Banyak daerah yang akan melaksanakan pilkada tertentu saja menarik perhatian semua parpol. Pilkada serentak tahun 2018 ini adalah ajang pemanasan menuju ‘peran politik’ yang sesungguhnya yaitu Pemilu/Pilpres tahun 2019 nanti. Pilkada 2018 ini menarik secara demografis, karena akan dilaksanakan di daerah yang memiliki jumlah Daftar Pemilihan Tetap (DPT) yang besar. Daerah yang memiliki DPT besar contohnya, di Jawa Barat (kurang lebih 32 juta orang), Jawa Tengah (28 Juta Orang), dan Jawa Timur (kurang lebih 30 juta orang). Besarnya jumlah ‘jiwa pilih’ ini menjadikan daerah-daerah tersebut area strategis yang harus dikuasai.

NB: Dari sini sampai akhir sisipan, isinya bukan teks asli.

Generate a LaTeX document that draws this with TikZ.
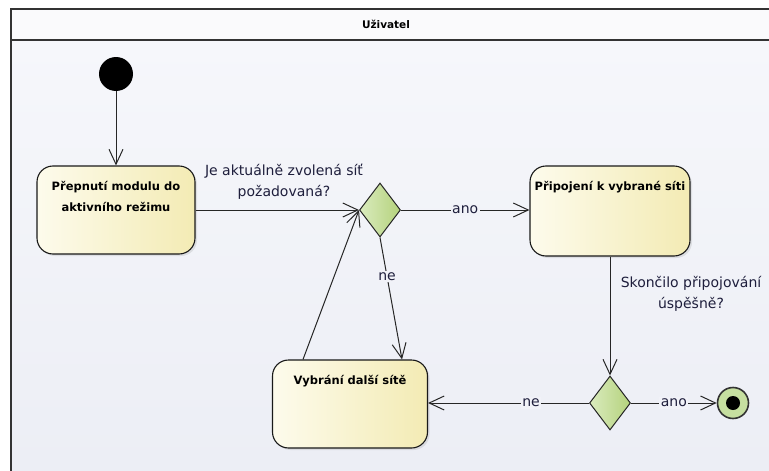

Bagi Parpol yang calon kepala daerah (cakada) -nya memenangkan Pilkada 2018, maka akan berada dalam posisi unggul untuk mengambil keuntungan electoral. Parpol dengan posisi unggul tentu saja membuat kerja politik menuju Pemilu/Pilpres 2019 pun menjadi lebih ringan. Semakin banyak daerah yang dimenangkan, maka posisi menuju Pemilu/Pilpres 2019 akan semakin kuat. Selain itu, jika dilihat dari segi geografis, perseberangan daerah yang akan melaksanakan Pilkada 2018 merata hampir di seluruh wilayah Indonesia. Menarik untuk menanti segmentasi isu apa saja yang dimainkan oleh para parpol dan cakada.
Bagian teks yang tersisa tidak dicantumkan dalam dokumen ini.